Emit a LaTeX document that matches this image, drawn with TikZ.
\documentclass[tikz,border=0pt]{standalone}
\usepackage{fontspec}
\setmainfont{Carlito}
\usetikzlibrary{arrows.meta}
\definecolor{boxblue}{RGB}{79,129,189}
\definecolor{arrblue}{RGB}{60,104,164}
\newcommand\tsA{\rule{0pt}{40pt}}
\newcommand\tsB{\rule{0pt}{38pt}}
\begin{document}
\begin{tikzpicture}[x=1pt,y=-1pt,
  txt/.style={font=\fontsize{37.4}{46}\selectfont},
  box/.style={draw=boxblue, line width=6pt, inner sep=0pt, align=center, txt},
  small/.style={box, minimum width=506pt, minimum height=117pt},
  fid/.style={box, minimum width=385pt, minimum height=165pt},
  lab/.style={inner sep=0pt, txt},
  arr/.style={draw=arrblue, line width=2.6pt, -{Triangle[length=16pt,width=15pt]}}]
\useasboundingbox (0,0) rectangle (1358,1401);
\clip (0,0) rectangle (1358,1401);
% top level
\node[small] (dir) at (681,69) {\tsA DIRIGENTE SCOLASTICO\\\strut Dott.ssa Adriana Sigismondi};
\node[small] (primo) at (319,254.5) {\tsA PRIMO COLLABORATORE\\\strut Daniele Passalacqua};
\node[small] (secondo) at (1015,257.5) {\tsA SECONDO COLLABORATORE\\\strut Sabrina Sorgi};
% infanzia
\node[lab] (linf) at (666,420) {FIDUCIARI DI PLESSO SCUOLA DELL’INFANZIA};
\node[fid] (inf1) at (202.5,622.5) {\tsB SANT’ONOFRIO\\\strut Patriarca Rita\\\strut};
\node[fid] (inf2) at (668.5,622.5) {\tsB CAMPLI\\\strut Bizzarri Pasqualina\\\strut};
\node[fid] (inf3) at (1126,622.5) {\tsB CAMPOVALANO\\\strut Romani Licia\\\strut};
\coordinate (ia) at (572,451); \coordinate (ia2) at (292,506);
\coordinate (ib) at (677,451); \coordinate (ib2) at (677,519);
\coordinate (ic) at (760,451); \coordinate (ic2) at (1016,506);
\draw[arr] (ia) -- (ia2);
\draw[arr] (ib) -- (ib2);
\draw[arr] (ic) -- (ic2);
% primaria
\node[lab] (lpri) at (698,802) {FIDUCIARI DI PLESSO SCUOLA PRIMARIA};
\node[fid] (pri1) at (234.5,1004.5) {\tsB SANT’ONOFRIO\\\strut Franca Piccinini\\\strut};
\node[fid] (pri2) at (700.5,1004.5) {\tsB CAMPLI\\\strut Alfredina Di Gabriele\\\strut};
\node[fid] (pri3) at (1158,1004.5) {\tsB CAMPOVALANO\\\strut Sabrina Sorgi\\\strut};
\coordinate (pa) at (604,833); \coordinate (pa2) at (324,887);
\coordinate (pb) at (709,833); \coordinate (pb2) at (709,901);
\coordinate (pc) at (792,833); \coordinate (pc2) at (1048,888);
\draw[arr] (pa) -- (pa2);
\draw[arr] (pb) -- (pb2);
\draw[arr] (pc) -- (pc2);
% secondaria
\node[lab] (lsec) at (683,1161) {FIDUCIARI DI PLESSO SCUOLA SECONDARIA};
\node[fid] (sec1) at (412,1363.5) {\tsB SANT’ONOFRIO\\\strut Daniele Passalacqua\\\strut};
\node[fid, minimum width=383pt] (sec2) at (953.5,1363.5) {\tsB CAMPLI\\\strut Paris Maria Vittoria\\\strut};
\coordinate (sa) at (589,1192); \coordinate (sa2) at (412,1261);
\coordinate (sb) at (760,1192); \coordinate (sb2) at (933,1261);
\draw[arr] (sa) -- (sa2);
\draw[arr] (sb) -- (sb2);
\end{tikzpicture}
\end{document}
--
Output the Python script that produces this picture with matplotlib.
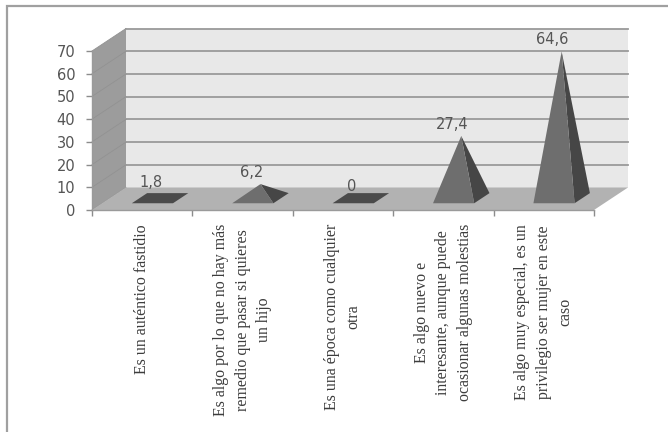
...
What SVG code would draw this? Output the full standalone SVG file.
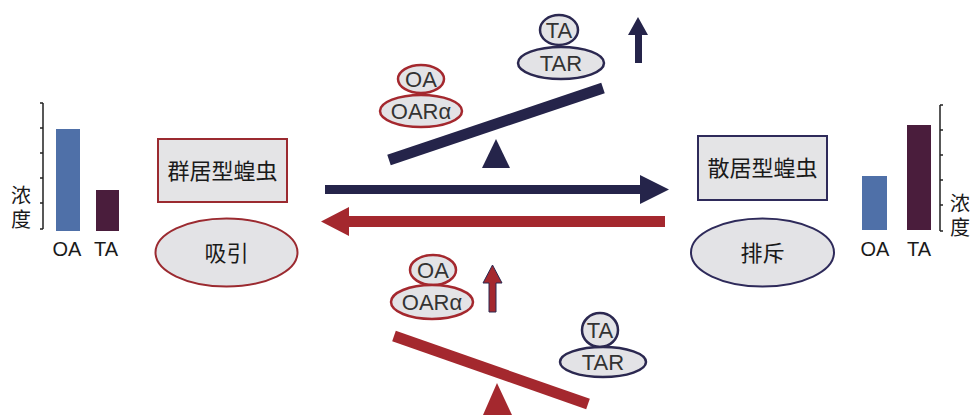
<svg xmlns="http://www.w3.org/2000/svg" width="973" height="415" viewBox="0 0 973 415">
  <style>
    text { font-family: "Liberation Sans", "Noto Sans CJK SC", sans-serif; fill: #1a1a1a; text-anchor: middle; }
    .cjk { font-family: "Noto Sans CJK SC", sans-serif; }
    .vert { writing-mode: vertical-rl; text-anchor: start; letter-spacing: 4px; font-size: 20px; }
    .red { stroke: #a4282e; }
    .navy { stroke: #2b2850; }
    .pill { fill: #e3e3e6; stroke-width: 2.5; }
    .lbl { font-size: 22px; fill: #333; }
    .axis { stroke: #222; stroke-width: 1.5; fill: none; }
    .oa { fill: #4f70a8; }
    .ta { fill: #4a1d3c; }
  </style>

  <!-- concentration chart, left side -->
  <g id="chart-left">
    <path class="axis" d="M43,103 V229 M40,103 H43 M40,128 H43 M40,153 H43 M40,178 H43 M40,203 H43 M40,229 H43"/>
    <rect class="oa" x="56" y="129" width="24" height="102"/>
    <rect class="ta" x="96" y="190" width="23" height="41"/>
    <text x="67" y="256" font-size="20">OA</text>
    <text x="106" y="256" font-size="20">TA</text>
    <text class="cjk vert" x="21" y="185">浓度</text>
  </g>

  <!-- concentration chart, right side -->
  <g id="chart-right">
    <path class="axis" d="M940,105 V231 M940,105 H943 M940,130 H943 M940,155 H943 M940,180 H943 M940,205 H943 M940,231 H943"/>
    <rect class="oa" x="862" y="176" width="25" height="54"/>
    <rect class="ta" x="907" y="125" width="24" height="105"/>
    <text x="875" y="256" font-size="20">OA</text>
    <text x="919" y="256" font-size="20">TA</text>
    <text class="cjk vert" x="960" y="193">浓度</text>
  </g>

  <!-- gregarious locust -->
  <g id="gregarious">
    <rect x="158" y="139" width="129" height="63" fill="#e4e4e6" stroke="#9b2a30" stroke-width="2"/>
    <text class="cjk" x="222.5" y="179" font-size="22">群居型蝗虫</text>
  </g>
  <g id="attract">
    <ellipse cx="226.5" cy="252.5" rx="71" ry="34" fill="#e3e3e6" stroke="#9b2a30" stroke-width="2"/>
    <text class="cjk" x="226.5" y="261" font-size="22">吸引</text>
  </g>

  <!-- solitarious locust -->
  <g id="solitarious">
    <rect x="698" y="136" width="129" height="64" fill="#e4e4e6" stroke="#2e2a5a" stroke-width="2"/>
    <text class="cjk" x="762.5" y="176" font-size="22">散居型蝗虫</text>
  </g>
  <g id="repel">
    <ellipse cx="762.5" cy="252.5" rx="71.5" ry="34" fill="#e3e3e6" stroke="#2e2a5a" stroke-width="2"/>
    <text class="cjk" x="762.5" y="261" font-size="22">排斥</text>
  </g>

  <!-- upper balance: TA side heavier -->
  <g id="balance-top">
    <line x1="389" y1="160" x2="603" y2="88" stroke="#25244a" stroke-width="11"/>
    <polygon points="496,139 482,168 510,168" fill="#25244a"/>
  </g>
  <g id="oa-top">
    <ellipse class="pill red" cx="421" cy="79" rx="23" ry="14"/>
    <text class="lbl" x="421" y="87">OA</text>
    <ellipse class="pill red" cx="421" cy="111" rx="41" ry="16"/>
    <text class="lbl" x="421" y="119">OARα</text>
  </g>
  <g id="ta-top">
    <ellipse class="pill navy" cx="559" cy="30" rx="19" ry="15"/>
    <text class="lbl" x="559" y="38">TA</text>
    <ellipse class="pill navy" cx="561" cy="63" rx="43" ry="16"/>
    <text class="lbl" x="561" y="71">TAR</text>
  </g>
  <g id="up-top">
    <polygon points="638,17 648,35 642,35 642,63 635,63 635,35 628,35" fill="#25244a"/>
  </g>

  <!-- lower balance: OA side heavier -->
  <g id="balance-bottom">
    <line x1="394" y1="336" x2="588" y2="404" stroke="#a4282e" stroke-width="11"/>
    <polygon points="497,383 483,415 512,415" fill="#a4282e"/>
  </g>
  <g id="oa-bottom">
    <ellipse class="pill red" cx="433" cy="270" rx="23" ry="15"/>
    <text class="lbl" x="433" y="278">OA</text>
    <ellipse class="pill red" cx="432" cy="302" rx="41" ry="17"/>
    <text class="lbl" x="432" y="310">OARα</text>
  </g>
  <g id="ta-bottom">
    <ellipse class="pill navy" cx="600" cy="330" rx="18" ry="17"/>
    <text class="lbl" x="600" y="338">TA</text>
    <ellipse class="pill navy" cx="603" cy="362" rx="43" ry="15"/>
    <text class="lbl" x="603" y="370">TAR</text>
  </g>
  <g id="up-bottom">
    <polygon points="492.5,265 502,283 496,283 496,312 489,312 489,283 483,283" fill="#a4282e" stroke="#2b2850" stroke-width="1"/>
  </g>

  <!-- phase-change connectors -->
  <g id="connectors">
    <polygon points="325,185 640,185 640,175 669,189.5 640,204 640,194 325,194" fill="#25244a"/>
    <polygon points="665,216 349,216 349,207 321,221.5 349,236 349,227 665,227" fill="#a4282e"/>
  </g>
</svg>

▸ What is expected: In the entries above, how many lines hold the word "that"? State the number and nothing else.

▸ Written reply: 2